Ahora toca la segunda parte del interrogante y es responder si ese multipartidismo sería bueno para la gobernanza de la Comunidad. En este caso la respuesta no es unívoca. Podría ser positivo el multipartidismo y lo es simplemente porque cualquier norma política destinada a regular la convivencia de una comunidad tendrá mayor durabilidad si obedece a una norma surgida del pacto entre diferentes. Una de las consecuencias de este bipartidismo que nuestras instituciones han conocido es que las normas jurídicas, algunas de ellas esenciales, se han visto frecuentemente reformadas en cuanto se producía la sucesión en el turno político, lo que sin duda genera inseguridad jurídica para los ciudadanos y en cierta manera frustración. Una norma nacida de un pacto entre desiguales poniendo en valor lo que les une tendrá sin duda mayor reconocimiento por las partes, voluntad de aplicarlas y voluntad de obedecerlas. El pacto social que recoge Rousseau se resume básicamente en eso.

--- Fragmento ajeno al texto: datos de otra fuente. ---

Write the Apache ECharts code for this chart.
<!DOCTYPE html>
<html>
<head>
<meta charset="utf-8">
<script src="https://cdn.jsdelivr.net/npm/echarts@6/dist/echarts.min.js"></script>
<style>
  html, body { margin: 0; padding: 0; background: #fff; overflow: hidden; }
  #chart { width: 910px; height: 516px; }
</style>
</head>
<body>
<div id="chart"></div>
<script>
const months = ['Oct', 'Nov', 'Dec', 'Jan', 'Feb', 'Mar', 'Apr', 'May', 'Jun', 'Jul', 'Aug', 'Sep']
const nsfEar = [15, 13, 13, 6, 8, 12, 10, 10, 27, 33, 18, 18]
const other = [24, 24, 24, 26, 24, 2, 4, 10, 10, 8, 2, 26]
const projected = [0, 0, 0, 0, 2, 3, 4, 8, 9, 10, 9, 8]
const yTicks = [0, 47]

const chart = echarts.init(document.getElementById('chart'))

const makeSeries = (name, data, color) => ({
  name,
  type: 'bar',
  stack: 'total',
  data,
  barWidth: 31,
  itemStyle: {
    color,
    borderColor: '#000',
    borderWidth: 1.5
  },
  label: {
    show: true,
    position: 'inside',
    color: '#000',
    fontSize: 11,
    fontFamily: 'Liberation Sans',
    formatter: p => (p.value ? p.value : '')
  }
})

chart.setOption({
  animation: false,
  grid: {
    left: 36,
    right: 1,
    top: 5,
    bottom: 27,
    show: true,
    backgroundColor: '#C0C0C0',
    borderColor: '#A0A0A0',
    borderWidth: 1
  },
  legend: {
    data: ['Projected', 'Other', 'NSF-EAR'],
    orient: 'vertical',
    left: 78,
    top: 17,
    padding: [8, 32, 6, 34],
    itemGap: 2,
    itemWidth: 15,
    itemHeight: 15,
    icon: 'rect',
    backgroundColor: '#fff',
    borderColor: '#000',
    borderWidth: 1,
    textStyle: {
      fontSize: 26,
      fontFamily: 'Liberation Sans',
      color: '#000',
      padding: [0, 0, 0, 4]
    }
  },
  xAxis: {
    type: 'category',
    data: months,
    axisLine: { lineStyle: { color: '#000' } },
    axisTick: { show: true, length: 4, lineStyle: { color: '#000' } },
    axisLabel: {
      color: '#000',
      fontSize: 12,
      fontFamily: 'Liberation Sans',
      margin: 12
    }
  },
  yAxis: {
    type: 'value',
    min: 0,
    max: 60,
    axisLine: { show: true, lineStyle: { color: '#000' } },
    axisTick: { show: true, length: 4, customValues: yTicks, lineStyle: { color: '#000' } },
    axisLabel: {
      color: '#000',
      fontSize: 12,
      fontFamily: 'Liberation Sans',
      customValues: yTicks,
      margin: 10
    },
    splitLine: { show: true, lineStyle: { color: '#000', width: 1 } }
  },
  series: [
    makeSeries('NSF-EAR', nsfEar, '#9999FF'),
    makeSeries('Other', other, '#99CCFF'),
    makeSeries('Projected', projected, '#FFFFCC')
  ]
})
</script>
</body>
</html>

Por tanto,  bienvenido sea el multipartidismo siempre que se entienda como modelo de convivencia entre ciudadanos asumiendo que en una democracia parlamentaria de representatividad proporcional no existe un derecho natural a gobernar por el mero hecho de ser el partido más votado, sino que son las mayorías que se conforman en torno a un proyecto político las que permiten sacar adelante un Gobierno y aprobar las leyes.

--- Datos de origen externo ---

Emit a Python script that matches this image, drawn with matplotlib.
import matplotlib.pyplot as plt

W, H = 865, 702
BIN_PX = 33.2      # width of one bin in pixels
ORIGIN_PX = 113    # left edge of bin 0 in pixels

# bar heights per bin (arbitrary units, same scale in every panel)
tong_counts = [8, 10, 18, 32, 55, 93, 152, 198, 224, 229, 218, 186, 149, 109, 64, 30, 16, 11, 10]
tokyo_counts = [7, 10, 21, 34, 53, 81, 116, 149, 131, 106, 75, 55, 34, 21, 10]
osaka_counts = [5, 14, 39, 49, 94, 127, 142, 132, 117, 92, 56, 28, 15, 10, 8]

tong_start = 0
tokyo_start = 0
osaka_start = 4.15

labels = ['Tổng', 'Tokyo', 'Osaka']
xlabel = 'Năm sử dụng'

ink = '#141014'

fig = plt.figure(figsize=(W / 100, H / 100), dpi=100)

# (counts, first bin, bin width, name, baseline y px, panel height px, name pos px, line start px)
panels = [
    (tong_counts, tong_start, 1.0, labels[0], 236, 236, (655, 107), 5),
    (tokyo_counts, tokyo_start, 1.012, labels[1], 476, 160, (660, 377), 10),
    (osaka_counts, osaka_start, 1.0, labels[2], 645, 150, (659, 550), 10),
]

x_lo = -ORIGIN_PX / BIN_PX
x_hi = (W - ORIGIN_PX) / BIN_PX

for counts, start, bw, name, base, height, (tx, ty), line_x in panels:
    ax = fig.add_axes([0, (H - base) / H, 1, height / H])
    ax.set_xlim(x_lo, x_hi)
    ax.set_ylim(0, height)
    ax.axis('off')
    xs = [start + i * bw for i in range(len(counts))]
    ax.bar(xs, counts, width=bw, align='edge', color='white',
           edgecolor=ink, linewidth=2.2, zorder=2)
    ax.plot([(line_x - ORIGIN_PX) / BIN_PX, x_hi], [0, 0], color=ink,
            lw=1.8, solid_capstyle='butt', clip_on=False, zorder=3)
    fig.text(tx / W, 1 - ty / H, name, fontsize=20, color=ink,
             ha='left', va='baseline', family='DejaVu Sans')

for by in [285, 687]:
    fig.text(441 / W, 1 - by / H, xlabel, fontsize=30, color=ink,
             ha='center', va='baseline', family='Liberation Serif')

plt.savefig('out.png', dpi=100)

Por tanto, más que ante un problema, la sociedad española se encuentra ante una oportunidad histórica para democratizar la instituciones y desde luego el propio funcionamiento de los partidos políticos como principales instrumentos de participación política. A poco más de un año y medio de las elecciones generales de junio de 2016 no se debe tratar de desechar esta oportunidad que el hastío o la madurez del electorado nos ha brindado, sino de hacer de ello el basamento de un nuevo pacto de convivencia entre españoles a través de reformas políticas de peso.

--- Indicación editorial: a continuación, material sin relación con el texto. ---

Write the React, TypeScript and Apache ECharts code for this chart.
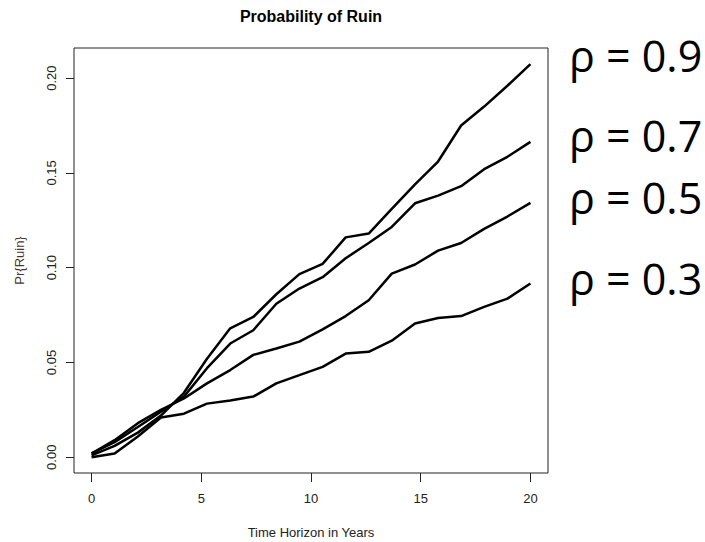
import React, { useEffect, useRef } from "react";
import * as echarts from "echarts";

// Time horizon sample points (years)
const years = [0, 1.05, 2.11, 3.16, 4.21, 5.26, 6.32, 7.37, 8.42, 9.47, 10.53, 11.58, 12.63, 13.68, 14.74, 15.79, 16.84, 17.89, 18.95, 20];

// Probability of ruin for each correlation
const rho09 = [0.001, 0.006, 0.013, 0.022, 0.034, 0.052, 0.068, 0.074, 0.086, 0.0966, 0.102, 0.116, 0.118, 0.131, 0.144, 0.156, 0.175, 0.185, 0.196, 0.2074];
const rho07 = [0.002, 0.008, 0.016, 0.024, 0.032, 0.047, 0.060, 0.067, 0.081, 0.089, 0.095, 0.105, 0.113, 0.1215, 0.134, 0.138, 0.143, 0.152, 0.1585, 0.1664];
const rho05 = [0.002, 0.009, 0.018, 0.025, 0.031, 0.039, 0.046, 0.054, 0.0574, 0.061, 0.0675, 0.0745, 0.0828, 0.0969, 0.1017, 0.109, 0.113, 0.1205, 0.127, 0.1342];
const rho03 = [0.000, 0.002, 0.011, 0.021, 0.023, 0.0283, 0.030, 0.032, 0.039, 0.0433, 0.0477, 0.0547, 0.0556, 0.0615, 0.0706, 0.0735, 0.0745, 0.0793, 0.0837, 0.0917];

const xTicks = [0, 5, 10, 15, 20];
const yTicks = [0, 0.05, 0.1, 0.15, 0.2];

const seriesNames = ["ρ = 0.9", "ρ = 0.7", "ρ = 0.5", "ρ = 0.3"];
const seriesValues = [rho09, rho07, rho05, rho03];
const labelY = [55, 135, 197, 278];

const chartTitle = "Probability of Ruin";
const xTitle = "Time Horizon in Years";
const yTitle = "Pr{Ruin}";

export default function App() {
  const ref = useRef<HTMLDivElement>(null);

  useEffect(() => {
    document.body.style.margin = "0";
    if (!ref.current) return;
    const chart = echarts.init(ref.current, undefined, { renderer: "svg" });
    const font = "Liberation Sans, Arial, sans-serif";
    chart.setOption({
      animation: false,
      backgroundColor: "#fff",
      grid: {
        left: 74,
        top: 48,
        width: 474,
        height: 425,
        show: true,
        borderColor: "#222",
        borderWidth: 1,
        backgroundColor: "transparent",
        outerBoundsMode: "none",
        containLabel: false,
      },
      xAxis: {
        type: "value",
        min: -0.8,
        max: 20.8,
        splitLine: { show: false },
        axisLine: { show: false, onZero: false },
        axisTick: {
          show: true,
          inside: false,
          length: 9,
          customValues: xTicks,
          lineStyle: { color: "#222", width: 1 },
        },
        axisLabel: {
          customValues: xTicks,
          margin: 19,
          fontSize: 13,
          color: "#222",
          fontFamily: font,
        },
        name: xTitle,
        nameLocation: "middle",
        nameGap: 53,
        nameTextStyle: { fontSize: 13, color: "#222", fontFamily: font },
      },
      yAxis: {
        type: "value",
        min: -0.0083,
        max: 0.2159,
        splitLine: { show: false },
        axisLine: { show: false, onZero: false },
        axisTick: {
          show: true,
          inside: false,
          length: 8,
          customValues: yTicks,
          lineStyle: { color: "#222", width: 1 },
        },
        axisLabel: {
          customValues: yTicks,
          rotate: 90,
          margin: 16,
          fontSize: 13,
          color: "#222",
          fontFamily: font,
          formatter: (v: number) => v.toFixed(2),
        },
        name: yTitle,
        nameLocation: "middle",
        nameGap: 48,
        nameRotate: 90,
        nameTextStyle: { fontSize: 13, color: "#4a3530", fontFamily: font },
      },
      series: seriesValues.map((vals, i) => ({
        name: seriesNames[i],
        type: "line",
        data: vals.map((v, j) => [years[j], v]),
        showSymbol: false,
        symbol: "none",
        silent: true,
        lineStyle: { color: "#000", width: 2.5 },
        itemStyle: { color: "#000" },
      })),
      graphic: [
        {
          type: "text",
          x: 311,
          y: 16,
          style: {
            text: chartTitle,
            align: "center",
            verticalAlign: "middle",
            fontSize: 16,
            fontWeight: "bold",
            fontFamily: font,
            fill: "#000",
          },
        },
        ...seriesNames.map((t, i) => ({
          type: "text",
          x: 569,
          y: labelY[i],
          style: {
            text: t,
            align: "left",
            verticalAlign: "middle",
            fontSize: 43,
            fontFamily: "Open Sans, sans-serif",
            fill: "#000",
          },
        })),
      ],
    });
    return () => chart.dispose();
  }, []);

  return <div ref={ref} style={{ width: 705, height: 542 }} />;
}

España se enfrenta a grandes retos desde una perspectiva económica y territorial. La gobernanza de esos grandes retos exigirá sin dudas el concurso de todos, desde la diferencia ideológica pero sobre todo desde lo que nos une. Federalizar la estructura territorial desde el diálogo, la apuesta indudable sobre el régimen público de pensiones o reivindicar la sostenibilidad de nuestra economía desde planteamientos ecologistas son sólo un ejemplo de dichos retos.

Si el multipartidismo que ha venido a sustituir a ese bipartidismo imperfecto es perdurable en el tiempo dependerá únicamente de si resulta útil a la sociedad. Si la sociedad finalmente vislumbra que el multipartidismo únicamente conduce a paralización de instituciones, imposibilidad de alumbrar leyes o aprobar presupuestos como en definitiva está ocurriendo y por tanto es incapaz de hacer progresar a la sociedad el multipartidismo acabará diluyéndose, pero el empeño democratizador de las estructuras partidistas quedará en su haber.